#### PROBLEM DESCRIPTION
For this exercise, output only the lines between the "Write the Plotly code for this chart." line and the "stafford_sub, stafford_unsub, plus]" line, both of them included, and skip all pictures.

#### DATA FOR THE TASK
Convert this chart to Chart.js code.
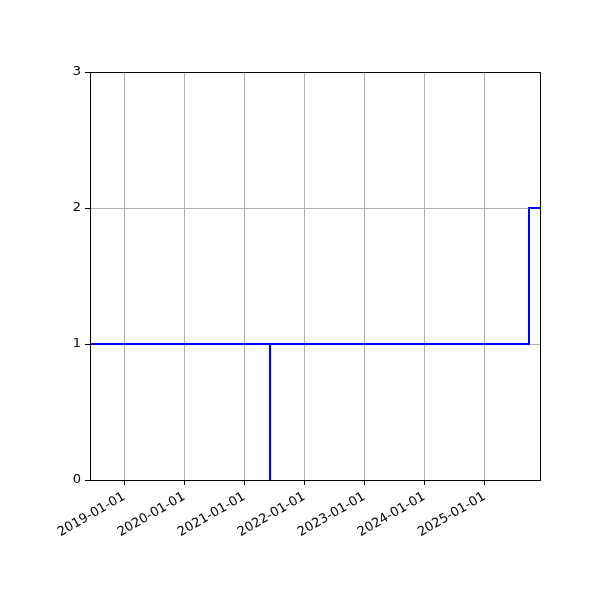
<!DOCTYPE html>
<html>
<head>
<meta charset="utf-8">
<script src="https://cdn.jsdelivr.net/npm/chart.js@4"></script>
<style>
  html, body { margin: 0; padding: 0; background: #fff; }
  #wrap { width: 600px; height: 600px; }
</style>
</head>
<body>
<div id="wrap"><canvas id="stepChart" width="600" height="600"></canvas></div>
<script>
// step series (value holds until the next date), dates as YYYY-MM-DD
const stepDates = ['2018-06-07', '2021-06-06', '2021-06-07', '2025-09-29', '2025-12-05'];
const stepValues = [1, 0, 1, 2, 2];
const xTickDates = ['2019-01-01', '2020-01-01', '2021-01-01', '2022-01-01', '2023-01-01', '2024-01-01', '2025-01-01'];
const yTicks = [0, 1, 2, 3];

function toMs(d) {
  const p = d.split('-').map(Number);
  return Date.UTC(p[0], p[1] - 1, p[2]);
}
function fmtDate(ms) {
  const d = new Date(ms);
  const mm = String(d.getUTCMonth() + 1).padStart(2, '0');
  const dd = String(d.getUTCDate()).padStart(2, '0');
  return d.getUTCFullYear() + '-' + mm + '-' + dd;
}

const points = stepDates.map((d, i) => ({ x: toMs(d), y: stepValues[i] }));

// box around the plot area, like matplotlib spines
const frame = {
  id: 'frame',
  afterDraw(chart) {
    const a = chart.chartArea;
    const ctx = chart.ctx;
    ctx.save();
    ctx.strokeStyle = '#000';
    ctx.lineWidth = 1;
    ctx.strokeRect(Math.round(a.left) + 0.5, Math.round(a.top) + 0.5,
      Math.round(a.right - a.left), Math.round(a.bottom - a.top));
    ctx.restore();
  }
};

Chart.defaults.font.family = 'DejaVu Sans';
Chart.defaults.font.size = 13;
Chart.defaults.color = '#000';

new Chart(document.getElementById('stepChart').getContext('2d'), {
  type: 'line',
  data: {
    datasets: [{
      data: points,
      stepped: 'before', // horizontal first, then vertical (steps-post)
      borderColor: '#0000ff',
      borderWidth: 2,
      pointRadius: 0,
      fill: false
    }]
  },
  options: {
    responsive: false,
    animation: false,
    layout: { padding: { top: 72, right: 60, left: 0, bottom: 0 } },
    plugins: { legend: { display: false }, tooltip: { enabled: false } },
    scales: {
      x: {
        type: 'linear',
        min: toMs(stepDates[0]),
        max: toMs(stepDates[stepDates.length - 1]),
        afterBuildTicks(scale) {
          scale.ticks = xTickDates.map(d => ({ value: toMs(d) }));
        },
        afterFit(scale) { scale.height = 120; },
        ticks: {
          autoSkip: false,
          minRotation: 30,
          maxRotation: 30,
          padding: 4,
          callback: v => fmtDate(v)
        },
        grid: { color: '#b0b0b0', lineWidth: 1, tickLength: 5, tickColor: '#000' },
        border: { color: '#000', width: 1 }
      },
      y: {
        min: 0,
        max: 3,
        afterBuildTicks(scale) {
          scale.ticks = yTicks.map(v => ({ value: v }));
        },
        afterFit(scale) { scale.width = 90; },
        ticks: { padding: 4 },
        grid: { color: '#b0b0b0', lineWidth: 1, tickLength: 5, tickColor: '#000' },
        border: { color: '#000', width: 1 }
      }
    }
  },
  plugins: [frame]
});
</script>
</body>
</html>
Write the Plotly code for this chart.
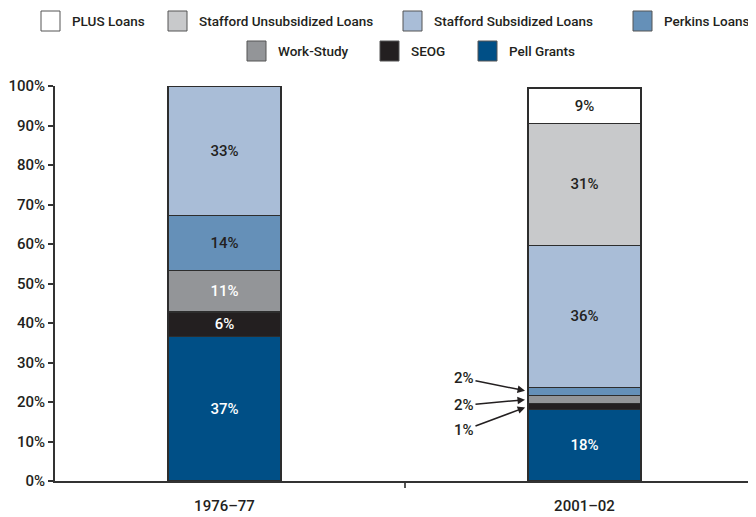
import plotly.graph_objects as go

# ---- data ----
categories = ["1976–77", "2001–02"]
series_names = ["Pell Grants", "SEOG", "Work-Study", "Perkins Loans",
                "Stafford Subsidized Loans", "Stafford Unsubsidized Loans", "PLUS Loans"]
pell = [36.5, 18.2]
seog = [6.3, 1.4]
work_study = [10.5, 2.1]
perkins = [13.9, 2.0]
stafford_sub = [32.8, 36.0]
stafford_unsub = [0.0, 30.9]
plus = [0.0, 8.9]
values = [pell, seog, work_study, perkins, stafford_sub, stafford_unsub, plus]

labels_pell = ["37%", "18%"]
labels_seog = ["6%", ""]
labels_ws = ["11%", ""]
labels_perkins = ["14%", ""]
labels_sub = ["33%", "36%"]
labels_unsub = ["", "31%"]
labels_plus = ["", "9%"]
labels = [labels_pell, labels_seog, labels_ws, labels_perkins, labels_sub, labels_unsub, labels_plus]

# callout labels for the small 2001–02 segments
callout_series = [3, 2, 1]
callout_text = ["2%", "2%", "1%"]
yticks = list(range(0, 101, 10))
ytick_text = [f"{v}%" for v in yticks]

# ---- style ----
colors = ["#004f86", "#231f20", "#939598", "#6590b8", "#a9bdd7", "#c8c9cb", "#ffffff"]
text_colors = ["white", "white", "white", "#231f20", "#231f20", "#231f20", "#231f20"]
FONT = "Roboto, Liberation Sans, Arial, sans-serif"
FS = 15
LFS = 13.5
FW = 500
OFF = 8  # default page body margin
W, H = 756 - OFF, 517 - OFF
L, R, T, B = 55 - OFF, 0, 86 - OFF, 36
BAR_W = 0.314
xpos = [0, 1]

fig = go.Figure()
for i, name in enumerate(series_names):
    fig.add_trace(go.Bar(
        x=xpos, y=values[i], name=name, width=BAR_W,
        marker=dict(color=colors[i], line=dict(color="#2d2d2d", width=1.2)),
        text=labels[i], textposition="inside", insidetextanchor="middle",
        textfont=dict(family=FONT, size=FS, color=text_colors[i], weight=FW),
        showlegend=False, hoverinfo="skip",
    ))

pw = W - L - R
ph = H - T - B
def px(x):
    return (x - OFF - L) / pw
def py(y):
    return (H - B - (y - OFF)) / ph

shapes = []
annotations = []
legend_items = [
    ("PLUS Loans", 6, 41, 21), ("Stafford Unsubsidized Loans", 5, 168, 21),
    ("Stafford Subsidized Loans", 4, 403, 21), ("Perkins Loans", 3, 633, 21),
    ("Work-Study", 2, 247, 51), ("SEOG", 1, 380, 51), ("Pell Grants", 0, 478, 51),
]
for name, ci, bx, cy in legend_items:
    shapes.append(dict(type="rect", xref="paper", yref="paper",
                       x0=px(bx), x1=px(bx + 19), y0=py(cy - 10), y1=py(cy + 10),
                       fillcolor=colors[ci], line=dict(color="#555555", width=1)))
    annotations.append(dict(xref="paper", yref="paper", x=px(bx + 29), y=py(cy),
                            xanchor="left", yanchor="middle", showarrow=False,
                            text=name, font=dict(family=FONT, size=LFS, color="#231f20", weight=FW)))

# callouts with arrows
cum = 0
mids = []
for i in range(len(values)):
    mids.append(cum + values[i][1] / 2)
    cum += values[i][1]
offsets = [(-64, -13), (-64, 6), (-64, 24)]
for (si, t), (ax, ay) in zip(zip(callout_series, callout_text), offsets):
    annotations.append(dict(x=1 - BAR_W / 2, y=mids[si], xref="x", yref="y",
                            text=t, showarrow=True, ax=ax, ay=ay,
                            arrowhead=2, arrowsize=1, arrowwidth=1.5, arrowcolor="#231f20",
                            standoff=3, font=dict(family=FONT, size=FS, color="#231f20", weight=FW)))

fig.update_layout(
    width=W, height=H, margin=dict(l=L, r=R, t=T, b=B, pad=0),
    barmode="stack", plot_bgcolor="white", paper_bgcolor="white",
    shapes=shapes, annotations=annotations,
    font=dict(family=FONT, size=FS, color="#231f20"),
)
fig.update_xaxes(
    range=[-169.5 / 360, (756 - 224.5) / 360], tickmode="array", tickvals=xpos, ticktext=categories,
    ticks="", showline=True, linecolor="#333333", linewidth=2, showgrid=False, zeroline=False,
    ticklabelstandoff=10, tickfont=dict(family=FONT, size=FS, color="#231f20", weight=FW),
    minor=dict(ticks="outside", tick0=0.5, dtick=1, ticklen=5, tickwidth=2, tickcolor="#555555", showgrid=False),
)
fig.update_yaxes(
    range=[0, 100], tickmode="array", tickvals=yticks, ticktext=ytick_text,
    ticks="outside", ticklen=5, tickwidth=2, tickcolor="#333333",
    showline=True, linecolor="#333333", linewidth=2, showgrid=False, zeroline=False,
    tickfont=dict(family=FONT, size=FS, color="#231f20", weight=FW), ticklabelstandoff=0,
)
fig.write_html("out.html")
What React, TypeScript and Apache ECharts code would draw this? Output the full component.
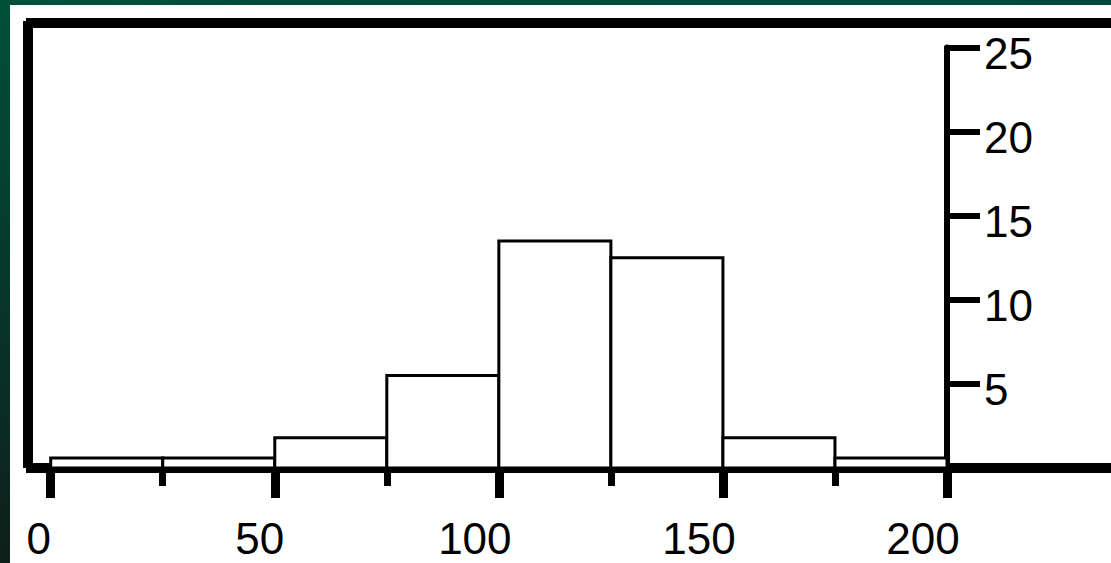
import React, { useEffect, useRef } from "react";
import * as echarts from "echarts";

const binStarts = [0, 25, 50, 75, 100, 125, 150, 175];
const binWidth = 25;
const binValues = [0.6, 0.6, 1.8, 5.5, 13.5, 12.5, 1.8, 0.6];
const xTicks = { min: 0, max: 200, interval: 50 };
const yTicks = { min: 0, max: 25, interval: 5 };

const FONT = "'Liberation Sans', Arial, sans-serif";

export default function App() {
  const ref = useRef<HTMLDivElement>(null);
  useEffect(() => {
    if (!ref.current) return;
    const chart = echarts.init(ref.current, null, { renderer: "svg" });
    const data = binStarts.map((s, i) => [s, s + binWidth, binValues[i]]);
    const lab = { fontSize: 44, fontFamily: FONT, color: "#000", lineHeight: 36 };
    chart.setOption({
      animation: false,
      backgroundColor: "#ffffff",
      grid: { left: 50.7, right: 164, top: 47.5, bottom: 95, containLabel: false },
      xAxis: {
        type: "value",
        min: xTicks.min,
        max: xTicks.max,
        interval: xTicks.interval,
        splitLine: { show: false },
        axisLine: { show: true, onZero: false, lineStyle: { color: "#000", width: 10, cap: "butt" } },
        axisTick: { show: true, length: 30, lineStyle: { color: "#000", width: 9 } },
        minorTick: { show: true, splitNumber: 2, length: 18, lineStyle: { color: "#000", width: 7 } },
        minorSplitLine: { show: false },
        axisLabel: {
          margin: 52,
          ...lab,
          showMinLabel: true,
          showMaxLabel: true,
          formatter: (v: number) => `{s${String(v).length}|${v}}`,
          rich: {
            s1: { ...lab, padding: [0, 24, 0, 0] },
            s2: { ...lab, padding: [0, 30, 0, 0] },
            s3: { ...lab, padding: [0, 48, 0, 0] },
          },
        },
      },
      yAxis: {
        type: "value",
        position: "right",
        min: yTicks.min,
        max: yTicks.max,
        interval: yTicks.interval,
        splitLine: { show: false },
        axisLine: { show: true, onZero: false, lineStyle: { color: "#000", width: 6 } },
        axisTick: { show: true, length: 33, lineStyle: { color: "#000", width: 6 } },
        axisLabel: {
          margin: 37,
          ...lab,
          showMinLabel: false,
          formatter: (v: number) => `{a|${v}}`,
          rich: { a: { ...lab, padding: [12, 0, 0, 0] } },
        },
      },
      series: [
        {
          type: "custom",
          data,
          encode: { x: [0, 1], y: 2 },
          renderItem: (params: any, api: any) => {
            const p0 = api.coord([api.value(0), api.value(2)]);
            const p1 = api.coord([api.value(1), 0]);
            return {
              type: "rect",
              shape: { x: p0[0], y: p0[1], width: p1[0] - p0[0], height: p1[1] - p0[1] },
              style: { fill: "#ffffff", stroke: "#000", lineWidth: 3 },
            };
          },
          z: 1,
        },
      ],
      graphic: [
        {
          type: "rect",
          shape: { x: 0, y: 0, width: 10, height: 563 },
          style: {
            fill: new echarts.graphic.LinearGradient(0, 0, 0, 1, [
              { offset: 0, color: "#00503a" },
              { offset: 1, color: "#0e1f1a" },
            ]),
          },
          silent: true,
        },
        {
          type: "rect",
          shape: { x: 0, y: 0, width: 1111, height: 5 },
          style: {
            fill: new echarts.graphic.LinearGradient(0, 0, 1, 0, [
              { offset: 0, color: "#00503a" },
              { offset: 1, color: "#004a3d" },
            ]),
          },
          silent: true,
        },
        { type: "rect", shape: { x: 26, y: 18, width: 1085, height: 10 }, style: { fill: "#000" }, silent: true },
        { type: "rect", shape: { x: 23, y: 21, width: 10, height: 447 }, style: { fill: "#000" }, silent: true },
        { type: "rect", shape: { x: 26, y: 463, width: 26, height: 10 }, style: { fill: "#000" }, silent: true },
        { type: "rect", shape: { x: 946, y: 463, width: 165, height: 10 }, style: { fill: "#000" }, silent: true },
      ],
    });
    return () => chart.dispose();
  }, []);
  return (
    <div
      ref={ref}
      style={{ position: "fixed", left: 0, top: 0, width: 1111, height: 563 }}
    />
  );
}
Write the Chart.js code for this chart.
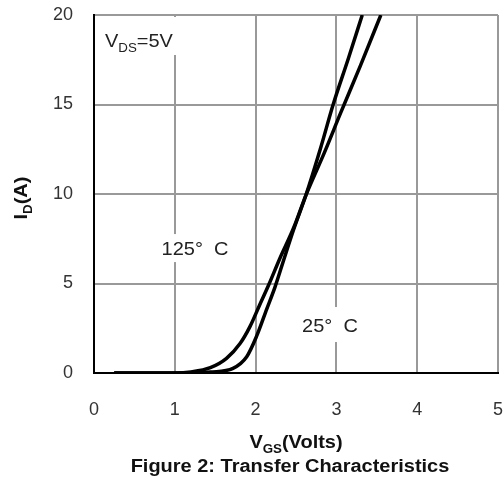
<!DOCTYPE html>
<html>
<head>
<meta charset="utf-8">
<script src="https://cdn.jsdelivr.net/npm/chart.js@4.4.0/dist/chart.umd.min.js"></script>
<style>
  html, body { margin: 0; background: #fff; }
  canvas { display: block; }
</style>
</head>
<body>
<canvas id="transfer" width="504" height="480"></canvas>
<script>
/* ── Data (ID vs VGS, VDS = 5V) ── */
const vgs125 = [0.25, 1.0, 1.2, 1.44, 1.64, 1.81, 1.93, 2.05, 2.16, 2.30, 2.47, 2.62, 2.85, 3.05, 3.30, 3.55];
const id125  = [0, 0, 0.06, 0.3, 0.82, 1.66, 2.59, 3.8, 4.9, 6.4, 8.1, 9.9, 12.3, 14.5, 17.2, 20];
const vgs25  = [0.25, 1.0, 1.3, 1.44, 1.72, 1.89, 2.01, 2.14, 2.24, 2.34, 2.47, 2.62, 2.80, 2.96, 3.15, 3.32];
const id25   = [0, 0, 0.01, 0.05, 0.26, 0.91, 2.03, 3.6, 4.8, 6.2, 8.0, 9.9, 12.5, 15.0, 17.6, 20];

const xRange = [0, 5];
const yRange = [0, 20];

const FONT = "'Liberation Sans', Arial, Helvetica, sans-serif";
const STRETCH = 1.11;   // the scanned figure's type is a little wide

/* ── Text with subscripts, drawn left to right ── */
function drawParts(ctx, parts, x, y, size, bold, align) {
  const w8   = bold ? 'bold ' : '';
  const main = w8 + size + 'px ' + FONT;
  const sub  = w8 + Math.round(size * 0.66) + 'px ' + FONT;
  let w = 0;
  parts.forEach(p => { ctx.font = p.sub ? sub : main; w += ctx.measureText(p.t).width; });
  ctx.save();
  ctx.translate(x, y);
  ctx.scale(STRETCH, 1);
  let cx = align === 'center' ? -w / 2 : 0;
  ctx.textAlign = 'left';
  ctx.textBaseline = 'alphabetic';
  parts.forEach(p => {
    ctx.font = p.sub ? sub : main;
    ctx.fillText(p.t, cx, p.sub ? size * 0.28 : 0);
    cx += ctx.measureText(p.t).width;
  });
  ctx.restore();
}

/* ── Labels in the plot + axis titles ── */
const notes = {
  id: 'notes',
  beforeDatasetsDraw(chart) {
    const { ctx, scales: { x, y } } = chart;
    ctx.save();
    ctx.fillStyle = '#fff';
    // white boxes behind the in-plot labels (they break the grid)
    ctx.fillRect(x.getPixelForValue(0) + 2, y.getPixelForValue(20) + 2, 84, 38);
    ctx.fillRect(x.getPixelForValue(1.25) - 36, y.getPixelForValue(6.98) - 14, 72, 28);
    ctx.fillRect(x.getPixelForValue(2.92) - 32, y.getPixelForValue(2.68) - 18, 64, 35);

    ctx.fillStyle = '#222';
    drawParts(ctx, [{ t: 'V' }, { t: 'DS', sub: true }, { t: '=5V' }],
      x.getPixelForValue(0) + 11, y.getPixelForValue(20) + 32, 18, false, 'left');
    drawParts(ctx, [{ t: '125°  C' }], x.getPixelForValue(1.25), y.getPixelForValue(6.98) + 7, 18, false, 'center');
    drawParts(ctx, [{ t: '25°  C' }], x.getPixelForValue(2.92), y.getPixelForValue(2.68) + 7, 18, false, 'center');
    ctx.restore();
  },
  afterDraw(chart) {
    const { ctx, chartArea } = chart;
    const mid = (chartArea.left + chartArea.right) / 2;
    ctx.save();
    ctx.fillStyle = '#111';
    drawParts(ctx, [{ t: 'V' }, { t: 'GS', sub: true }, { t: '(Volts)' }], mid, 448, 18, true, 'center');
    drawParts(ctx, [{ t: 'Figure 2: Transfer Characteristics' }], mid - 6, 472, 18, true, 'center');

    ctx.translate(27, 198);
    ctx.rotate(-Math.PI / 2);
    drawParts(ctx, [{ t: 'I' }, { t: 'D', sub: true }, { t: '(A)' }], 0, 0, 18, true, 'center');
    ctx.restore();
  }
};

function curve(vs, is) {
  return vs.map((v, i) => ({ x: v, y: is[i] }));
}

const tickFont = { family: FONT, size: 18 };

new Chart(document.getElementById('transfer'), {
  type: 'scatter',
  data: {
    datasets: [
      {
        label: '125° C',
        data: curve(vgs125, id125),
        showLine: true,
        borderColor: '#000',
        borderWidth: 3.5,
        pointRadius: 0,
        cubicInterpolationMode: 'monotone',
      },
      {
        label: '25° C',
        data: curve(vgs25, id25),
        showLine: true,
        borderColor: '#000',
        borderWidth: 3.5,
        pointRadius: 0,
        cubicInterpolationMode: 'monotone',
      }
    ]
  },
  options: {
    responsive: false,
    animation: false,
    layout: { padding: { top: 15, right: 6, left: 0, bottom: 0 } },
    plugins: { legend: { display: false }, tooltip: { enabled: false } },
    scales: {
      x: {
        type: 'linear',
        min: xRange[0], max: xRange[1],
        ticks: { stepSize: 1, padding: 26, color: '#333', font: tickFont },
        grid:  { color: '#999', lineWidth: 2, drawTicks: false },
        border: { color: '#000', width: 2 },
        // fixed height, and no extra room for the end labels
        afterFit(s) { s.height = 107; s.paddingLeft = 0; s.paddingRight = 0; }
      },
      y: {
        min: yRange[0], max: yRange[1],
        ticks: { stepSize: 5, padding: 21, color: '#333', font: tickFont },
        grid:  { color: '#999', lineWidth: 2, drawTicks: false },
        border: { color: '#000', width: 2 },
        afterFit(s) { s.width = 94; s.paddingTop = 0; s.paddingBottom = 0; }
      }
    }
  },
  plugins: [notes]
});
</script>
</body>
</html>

#### RESULT
Write the Plotly code for this chart.
import plotly.graph_objects as go

# ---- data ----
categories = ["1976–77", "2001–02"]
series_names = ["Pell Grants", "SEOG", "Work-Study", "Perkins Loans",
                "Stafford Subsidized Loans", "Stafford Unsubsidized Loans", "PLUS Loans"]
pell = [36.5, 18.2]
seog = [6.3, 1.4]
work_study = [10.5, 2.1]
perkins = [13.9, 2.0]
stafford_sub = [32.8, 36.0]
stafford_unsub = [0.0, 30.9]
plus = [0.0, 8.9]
values = [pell, seog, work_study, perkins, stafford_sub, stafford_unsub, plus]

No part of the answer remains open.